MATERIAL PROVIDED:
○ ○ ○ ○

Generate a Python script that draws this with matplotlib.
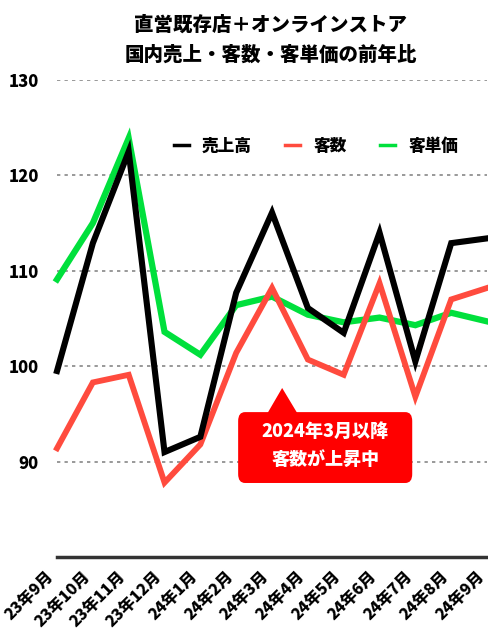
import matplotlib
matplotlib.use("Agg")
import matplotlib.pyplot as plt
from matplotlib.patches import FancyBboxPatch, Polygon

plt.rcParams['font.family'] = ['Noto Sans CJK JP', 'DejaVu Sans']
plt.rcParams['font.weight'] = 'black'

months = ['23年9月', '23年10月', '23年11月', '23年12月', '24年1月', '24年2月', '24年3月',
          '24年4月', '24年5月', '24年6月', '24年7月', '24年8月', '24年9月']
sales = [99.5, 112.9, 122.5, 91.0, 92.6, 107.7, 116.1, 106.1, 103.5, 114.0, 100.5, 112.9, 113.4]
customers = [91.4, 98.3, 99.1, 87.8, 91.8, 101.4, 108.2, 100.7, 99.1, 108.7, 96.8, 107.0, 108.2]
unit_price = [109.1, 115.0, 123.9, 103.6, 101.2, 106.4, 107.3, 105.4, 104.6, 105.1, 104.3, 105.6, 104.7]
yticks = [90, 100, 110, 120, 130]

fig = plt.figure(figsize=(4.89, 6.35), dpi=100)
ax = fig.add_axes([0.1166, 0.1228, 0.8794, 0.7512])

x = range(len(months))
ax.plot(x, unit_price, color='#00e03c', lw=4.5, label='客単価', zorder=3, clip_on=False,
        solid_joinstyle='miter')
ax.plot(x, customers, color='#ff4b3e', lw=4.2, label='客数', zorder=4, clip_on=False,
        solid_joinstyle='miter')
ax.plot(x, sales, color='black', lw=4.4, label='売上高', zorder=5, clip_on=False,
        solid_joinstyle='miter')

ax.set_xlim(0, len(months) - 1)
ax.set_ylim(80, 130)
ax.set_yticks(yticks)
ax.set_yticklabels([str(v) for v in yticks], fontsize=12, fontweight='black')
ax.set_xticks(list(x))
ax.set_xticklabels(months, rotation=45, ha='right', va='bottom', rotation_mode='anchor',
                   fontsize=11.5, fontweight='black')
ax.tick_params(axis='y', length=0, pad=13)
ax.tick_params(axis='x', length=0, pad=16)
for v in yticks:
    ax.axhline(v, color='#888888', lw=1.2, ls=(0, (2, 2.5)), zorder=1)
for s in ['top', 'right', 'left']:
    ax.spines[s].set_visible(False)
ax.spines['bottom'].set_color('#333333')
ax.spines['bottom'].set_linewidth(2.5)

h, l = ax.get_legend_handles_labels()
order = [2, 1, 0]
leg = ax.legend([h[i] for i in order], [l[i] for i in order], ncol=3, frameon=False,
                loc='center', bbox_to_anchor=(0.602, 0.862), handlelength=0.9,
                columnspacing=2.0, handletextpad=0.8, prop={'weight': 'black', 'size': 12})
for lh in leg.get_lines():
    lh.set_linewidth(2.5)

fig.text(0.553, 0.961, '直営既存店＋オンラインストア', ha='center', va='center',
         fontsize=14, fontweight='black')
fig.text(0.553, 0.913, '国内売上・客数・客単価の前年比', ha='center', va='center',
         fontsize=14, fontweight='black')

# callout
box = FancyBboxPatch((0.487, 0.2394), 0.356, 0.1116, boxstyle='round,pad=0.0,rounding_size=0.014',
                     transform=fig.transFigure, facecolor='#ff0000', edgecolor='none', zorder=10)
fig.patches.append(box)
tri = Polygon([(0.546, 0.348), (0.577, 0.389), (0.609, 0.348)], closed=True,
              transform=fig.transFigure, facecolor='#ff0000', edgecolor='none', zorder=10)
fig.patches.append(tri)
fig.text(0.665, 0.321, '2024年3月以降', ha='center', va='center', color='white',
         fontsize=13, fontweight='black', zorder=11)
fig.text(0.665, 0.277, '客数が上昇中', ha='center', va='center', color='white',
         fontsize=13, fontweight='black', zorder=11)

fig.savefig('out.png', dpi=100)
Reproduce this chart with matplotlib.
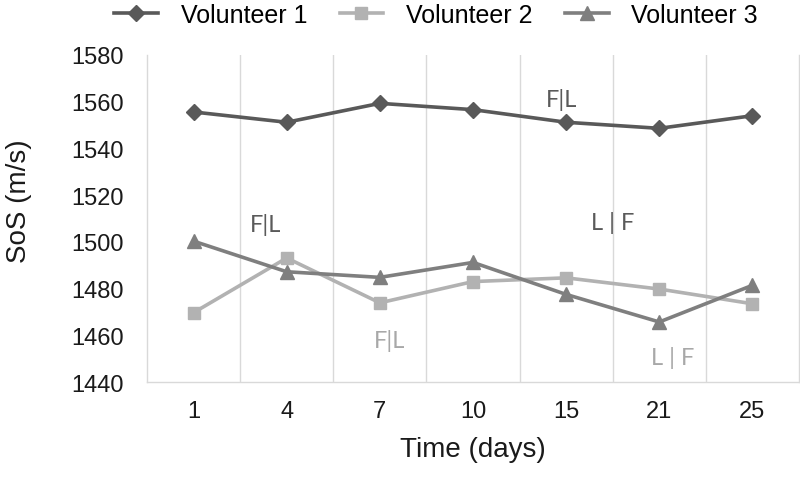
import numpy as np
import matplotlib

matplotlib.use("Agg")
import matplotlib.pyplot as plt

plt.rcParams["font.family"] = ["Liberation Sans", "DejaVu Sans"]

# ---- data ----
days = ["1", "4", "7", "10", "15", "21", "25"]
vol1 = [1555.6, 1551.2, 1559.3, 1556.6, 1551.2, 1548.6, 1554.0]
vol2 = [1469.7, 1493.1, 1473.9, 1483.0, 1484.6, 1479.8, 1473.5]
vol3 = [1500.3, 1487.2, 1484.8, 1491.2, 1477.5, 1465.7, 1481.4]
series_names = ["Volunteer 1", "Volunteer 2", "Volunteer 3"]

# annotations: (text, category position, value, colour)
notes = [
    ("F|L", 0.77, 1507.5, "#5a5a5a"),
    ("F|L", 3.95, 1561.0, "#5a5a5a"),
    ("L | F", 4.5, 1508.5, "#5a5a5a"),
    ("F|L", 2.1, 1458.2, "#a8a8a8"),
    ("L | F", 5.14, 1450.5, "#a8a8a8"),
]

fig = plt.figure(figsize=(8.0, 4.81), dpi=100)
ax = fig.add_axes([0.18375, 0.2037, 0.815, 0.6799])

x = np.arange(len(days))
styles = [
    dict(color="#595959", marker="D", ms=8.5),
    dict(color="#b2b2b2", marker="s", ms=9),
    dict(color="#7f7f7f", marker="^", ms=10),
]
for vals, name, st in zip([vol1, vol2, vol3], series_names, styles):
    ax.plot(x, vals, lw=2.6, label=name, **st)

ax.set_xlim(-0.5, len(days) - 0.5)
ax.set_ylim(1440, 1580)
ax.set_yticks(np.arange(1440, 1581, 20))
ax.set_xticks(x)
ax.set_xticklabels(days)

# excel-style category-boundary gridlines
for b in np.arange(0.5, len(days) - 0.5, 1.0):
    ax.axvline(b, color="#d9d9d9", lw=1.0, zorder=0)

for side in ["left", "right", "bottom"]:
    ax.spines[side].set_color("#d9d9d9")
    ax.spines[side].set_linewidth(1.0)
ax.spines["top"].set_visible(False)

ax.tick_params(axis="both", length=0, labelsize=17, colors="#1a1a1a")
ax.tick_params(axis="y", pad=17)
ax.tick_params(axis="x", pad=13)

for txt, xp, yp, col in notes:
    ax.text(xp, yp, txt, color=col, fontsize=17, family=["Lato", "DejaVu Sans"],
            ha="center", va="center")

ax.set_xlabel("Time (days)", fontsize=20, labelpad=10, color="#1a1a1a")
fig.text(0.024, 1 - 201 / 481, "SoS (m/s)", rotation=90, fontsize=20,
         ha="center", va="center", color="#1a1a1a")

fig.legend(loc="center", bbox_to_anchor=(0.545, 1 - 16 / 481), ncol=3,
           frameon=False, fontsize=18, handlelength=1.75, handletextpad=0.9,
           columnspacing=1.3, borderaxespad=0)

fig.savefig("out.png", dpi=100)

○ ○ ○ ○

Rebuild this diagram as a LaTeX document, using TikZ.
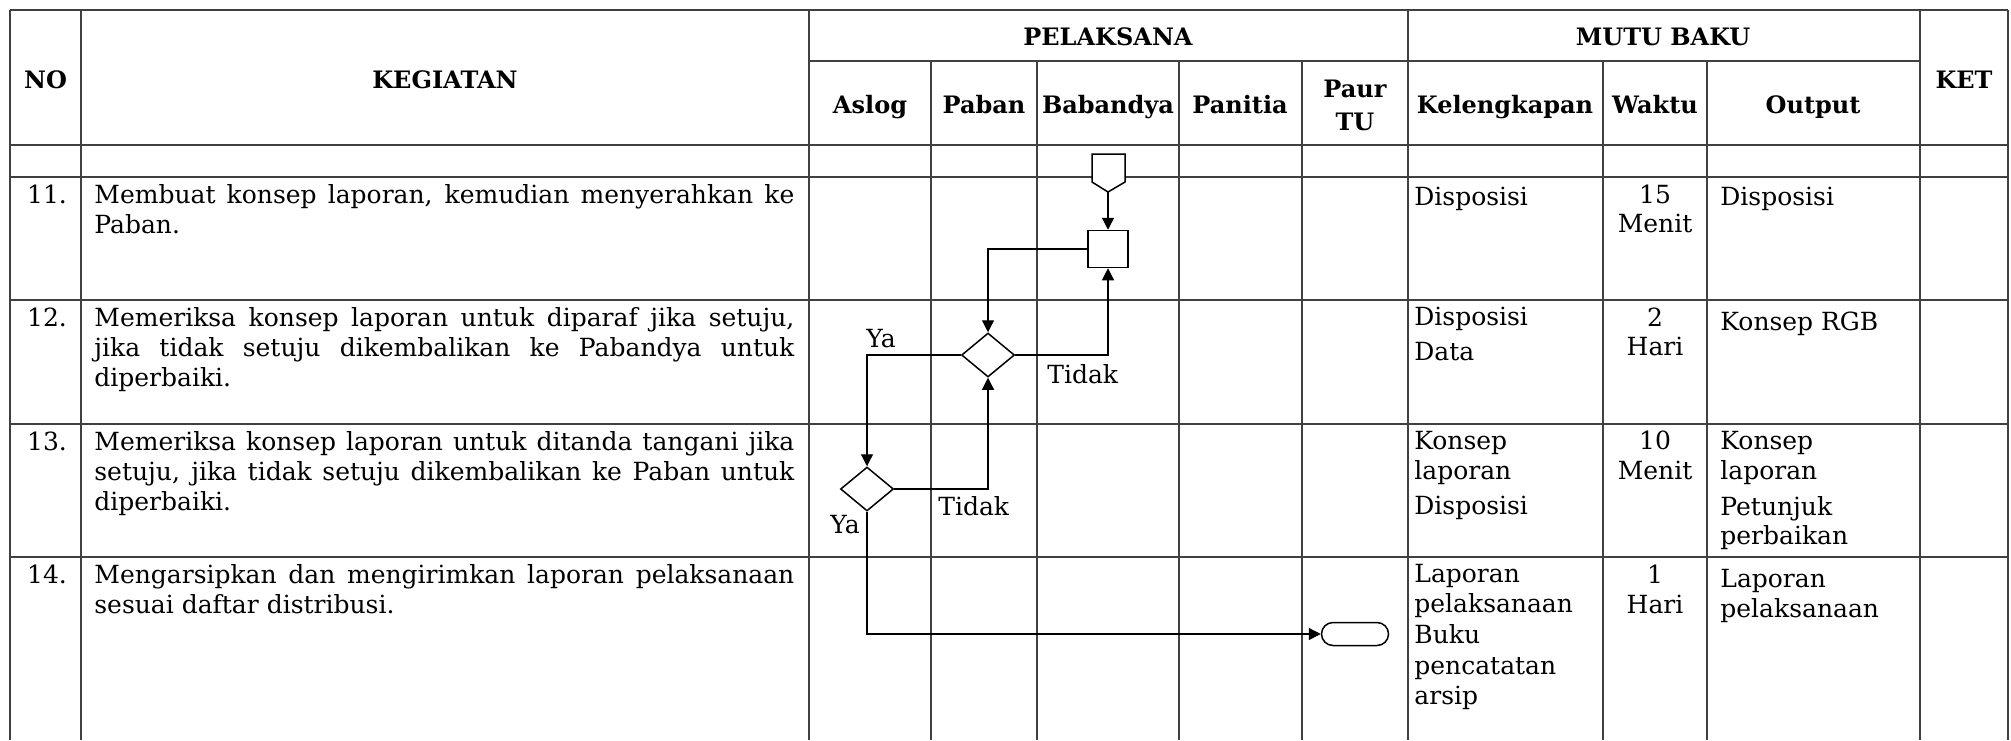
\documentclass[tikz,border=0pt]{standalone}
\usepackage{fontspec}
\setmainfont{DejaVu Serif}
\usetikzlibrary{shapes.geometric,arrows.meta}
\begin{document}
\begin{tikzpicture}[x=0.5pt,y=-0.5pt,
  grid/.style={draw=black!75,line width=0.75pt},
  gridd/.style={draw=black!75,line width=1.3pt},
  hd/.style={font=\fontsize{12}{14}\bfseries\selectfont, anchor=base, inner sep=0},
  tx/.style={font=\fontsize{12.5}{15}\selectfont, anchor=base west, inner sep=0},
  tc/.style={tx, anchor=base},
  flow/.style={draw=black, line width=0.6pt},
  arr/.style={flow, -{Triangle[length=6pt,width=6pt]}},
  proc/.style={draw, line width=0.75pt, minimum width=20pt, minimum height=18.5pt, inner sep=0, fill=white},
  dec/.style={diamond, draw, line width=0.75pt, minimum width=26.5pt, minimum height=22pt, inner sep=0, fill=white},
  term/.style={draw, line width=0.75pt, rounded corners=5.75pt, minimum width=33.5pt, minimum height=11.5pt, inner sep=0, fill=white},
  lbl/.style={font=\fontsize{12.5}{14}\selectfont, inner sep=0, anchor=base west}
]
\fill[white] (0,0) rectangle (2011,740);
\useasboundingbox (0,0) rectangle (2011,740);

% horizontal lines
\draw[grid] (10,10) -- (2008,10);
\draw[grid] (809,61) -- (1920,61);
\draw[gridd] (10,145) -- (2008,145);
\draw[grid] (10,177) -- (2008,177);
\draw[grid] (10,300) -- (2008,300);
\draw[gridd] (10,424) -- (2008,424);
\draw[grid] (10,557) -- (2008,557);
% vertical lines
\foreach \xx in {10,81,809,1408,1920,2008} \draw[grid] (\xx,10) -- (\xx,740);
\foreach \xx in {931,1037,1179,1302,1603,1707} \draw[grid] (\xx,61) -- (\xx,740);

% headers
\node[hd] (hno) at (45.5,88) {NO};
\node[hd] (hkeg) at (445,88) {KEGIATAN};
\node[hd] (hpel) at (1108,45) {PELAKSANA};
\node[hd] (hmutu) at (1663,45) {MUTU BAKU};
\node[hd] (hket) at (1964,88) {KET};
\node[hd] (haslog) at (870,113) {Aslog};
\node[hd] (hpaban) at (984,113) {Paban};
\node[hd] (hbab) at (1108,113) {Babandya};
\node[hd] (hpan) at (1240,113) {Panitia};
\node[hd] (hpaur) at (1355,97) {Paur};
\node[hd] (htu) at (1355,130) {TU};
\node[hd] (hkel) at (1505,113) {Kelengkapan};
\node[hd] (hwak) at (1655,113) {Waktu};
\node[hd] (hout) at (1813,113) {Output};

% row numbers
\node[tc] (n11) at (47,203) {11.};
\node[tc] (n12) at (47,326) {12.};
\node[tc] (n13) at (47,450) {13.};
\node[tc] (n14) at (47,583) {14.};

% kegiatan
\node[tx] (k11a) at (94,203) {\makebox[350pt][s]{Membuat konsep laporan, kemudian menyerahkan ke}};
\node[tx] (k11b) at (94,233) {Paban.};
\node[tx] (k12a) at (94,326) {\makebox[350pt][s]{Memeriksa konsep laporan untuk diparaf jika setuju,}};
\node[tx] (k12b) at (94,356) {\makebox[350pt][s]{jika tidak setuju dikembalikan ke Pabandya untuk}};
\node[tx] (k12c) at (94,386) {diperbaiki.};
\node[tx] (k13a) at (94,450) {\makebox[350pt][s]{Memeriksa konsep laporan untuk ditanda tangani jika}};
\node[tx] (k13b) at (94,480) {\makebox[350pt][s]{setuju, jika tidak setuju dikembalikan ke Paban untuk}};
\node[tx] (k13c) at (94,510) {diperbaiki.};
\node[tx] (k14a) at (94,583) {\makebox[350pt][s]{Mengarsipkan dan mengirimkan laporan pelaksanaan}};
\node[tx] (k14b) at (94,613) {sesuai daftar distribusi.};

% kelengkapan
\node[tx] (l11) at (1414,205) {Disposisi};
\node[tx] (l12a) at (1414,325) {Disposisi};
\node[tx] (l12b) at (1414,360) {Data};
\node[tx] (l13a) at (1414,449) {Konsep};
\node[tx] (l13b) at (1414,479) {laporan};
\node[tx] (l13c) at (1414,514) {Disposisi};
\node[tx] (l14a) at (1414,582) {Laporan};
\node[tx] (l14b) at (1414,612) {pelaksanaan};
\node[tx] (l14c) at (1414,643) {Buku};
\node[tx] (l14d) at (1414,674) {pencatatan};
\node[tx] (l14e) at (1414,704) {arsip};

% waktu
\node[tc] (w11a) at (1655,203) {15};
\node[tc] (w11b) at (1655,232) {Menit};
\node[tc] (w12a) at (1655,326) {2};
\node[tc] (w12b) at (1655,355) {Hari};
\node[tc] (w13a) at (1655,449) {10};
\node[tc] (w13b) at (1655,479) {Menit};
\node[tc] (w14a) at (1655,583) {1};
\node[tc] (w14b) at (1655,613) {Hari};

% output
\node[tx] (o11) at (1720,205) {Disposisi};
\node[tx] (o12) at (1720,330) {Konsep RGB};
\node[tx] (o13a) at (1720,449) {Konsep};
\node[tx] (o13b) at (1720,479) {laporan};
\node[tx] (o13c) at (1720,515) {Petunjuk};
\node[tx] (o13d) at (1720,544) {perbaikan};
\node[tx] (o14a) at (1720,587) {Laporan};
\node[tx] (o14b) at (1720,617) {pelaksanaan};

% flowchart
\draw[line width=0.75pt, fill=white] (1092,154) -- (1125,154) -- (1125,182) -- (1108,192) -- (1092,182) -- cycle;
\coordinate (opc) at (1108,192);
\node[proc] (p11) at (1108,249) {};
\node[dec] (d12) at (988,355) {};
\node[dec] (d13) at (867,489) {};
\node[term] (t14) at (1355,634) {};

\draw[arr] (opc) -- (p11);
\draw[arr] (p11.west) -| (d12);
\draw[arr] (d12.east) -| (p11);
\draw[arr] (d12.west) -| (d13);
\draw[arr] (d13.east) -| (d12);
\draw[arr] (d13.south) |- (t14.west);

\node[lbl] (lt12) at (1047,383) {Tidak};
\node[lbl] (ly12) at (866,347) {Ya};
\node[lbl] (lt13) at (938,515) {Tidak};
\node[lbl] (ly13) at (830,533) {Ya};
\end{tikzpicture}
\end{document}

○ ○ ○ ○

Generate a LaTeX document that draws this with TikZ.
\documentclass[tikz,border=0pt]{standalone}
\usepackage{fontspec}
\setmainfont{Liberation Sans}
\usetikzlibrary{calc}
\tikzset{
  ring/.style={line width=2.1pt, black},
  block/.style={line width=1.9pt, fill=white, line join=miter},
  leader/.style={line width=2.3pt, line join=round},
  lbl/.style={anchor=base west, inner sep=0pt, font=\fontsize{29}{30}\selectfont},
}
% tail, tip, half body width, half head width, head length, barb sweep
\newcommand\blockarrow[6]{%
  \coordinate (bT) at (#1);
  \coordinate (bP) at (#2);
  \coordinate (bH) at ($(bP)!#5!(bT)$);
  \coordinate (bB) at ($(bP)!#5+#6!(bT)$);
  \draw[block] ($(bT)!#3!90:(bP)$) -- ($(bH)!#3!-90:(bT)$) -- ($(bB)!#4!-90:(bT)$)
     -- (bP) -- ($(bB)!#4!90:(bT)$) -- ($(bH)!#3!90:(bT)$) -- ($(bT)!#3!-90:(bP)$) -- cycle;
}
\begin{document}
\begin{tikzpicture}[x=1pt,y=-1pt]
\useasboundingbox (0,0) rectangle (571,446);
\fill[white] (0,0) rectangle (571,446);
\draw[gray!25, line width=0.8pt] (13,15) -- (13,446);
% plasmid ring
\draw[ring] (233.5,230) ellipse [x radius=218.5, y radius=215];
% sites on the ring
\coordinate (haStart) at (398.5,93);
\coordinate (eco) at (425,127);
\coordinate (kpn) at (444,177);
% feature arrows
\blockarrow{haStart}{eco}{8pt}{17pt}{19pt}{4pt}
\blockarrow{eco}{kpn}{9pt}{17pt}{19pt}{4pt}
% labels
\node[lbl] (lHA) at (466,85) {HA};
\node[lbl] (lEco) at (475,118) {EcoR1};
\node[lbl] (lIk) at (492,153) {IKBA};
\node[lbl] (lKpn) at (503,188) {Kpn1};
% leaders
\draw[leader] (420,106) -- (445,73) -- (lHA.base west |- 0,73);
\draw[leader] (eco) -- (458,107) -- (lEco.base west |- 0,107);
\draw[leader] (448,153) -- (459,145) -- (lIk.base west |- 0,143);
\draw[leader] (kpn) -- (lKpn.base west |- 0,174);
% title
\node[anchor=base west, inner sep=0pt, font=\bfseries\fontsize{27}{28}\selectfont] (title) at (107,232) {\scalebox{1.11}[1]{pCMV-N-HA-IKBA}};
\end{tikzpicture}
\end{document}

○ ○ ○ ○

The lines to print start at the line containing "Generate a Python" and end at the line containing "yticks = [90, 100, 110, 120, 130]"; print them exactly, both ends included, and leave out every picture.

Generate a Python script that draws this with matplotlib.
import matplotlib
matplotlib.use("Agg")
import matplotlib.pyplot as plt
from matplotlib.patches import FancyBboxPatch, Polygon

plt.rcParams['font.family'] = ['Noto Sans CJK JP', 'DejaVu Sans']
plt.rcParams['font.weight'] = 'black'

months = ['23年9月', '23年10月', '23年11月', '23年12月', '24年1月', '24年2月', '24年3月',
          '24年4月', '24年5月', '24年6月', '24年7月', '24年8月', '24年9月']
sales = [99.5, 112.9, 122.5, 91.0, 92.6, 107.7, 116.1, 106.1, 103.5, 114.0, 100.5, 112.9, 113.4]
customers = [91.4, 98.3, 99.1, 87.8, 91.8, 101.4, 108.2, 100.7, 99.1, 108.7, 96.8, 107.0, 108.2]
unit_price = [109.1, 115.0, 123.9, 103.6, 101.2, 106.4, 107.3, 105.4, 104.6, 105.1, 104.3, 105.6, 104.7]
yticks = [90, 100, 110, 120, 130]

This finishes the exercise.